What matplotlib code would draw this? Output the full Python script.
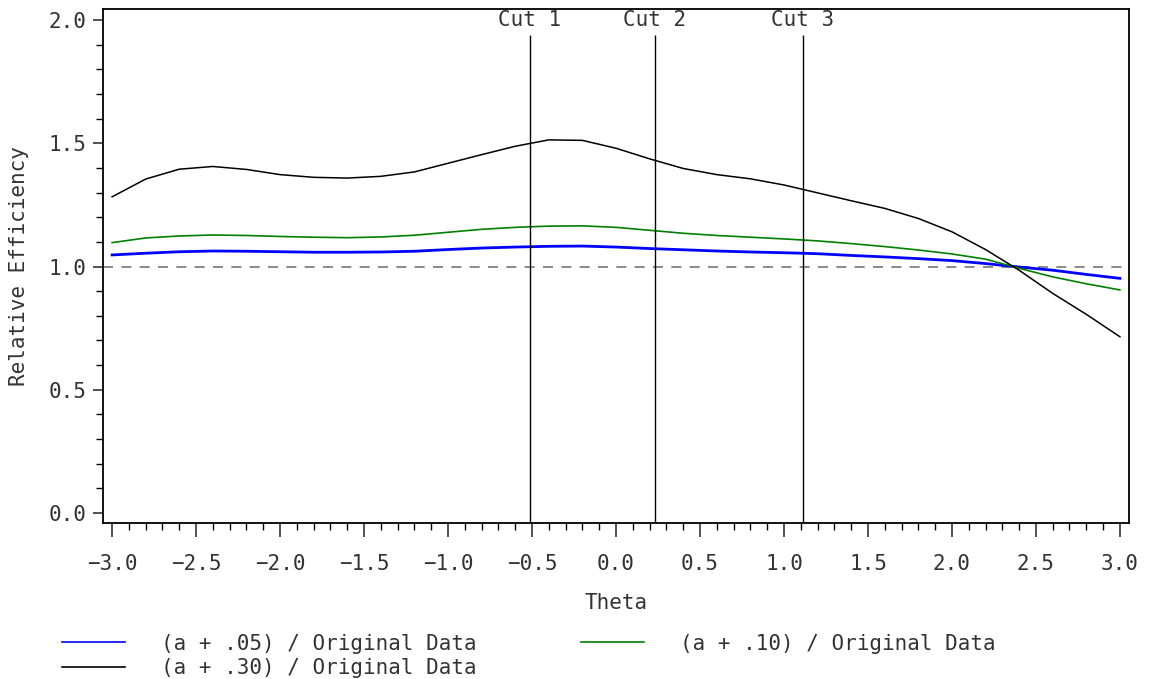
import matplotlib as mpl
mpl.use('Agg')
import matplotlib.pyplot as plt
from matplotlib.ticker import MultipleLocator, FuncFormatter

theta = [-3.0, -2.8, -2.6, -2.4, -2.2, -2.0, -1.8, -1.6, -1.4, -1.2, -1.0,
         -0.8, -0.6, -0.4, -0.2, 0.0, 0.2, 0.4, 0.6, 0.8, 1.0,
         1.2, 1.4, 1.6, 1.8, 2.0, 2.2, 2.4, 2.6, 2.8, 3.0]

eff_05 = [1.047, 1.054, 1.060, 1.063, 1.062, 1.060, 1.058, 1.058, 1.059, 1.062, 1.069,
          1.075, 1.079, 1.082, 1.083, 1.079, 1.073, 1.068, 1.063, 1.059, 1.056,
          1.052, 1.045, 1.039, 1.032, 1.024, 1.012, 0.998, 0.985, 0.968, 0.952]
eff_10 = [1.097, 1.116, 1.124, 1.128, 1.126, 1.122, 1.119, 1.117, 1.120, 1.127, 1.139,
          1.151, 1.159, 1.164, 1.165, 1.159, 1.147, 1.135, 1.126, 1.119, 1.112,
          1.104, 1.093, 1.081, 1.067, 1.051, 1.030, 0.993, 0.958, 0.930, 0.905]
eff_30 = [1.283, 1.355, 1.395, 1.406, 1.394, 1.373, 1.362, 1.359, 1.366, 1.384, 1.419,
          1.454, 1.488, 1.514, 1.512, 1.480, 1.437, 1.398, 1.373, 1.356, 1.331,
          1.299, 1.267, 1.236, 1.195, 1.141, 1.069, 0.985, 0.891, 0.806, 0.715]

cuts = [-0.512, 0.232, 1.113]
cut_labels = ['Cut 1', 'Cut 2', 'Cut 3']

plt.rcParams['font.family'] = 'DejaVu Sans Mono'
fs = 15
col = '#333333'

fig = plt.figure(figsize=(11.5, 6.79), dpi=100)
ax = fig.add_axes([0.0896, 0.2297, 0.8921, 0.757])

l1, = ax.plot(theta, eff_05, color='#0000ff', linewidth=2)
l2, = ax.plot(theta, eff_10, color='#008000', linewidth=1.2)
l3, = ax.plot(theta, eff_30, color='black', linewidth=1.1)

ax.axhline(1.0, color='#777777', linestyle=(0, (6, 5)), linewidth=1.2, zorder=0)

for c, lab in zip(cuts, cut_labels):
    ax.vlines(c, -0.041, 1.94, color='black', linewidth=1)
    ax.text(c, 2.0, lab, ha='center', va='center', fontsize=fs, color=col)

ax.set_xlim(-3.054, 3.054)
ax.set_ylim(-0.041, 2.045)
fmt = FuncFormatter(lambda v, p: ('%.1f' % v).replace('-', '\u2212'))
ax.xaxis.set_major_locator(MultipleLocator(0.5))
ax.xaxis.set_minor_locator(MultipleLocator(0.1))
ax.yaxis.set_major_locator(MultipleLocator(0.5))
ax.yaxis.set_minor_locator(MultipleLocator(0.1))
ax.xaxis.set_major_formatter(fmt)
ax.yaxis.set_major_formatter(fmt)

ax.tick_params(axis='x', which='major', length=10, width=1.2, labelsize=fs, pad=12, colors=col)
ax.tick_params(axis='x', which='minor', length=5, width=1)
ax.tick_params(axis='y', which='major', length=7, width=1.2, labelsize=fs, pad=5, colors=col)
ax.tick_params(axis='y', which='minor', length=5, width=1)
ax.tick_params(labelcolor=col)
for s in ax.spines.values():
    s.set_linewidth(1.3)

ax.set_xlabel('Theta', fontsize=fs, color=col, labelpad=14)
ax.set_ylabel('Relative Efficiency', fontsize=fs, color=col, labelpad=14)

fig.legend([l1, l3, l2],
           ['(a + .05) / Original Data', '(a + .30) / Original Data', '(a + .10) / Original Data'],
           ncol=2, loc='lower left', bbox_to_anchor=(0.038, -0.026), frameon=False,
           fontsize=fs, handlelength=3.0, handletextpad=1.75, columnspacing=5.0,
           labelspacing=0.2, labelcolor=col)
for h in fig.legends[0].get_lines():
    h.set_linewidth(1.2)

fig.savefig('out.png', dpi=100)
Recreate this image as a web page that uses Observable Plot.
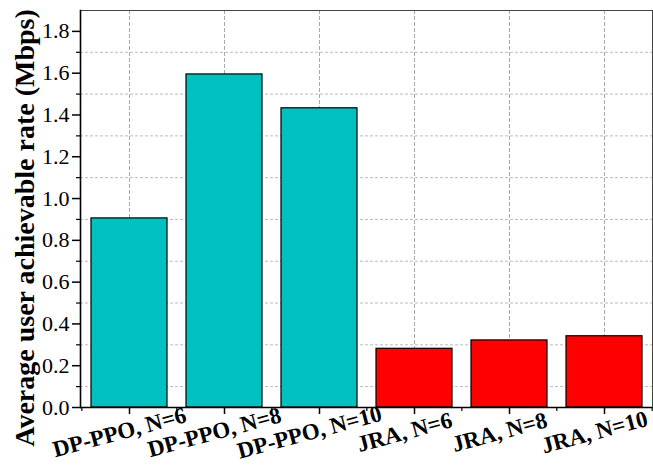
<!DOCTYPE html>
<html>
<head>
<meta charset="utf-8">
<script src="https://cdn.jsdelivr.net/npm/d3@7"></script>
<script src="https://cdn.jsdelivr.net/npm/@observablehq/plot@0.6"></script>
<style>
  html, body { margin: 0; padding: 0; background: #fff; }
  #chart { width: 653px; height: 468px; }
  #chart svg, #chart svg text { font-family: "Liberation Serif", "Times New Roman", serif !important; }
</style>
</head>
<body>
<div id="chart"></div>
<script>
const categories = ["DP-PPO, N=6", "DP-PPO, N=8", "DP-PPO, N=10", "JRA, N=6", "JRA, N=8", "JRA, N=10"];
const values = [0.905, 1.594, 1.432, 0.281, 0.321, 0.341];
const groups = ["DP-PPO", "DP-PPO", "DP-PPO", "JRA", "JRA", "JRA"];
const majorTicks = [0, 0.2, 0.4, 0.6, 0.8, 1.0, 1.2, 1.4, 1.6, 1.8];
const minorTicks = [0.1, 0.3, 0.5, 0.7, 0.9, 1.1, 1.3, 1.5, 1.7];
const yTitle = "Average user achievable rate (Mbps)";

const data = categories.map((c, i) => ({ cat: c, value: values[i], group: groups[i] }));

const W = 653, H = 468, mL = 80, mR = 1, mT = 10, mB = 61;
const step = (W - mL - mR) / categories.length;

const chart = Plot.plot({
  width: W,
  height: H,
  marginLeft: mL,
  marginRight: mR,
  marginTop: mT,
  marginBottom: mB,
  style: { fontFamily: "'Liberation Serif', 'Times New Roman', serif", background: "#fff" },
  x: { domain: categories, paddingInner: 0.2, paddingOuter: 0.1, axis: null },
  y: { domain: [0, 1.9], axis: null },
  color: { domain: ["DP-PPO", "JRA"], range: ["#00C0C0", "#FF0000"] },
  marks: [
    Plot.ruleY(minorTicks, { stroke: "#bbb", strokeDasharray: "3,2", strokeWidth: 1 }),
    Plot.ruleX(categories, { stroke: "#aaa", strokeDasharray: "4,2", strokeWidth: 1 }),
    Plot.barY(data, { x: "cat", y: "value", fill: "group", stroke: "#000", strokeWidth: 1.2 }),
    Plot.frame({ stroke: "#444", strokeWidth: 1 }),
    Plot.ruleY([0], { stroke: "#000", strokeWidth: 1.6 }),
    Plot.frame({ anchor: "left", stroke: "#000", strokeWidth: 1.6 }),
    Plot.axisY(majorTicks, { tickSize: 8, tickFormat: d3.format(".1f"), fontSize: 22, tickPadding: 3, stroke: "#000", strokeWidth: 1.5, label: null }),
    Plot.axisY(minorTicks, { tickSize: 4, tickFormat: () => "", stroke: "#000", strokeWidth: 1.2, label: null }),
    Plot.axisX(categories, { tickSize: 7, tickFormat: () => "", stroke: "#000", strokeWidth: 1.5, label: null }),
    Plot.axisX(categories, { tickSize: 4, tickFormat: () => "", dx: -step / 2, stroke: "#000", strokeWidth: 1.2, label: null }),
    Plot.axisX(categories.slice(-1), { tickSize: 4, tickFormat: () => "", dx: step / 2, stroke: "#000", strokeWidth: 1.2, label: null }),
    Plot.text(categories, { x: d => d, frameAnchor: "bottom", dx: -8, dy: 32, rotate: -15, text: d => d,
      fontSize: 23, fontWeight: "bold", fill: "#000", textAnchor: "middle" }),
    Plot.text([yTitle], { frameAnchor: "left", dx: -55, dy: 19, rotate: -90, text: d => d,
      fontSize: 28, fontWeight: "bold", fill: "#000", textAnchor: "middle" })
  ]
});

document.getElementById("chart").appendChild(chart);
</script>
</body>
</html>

....

Pick out the lines containing the string "script" and show them.

What matplotlib code would draw this? Output the full Python script.
<script src="https://cdn.jsdelivr.net/npm/d3@7"></script>
<script src="https://cdn.jsdelivr.net/npm/@observablehq/plot@0.6"></script>
<script>
</script>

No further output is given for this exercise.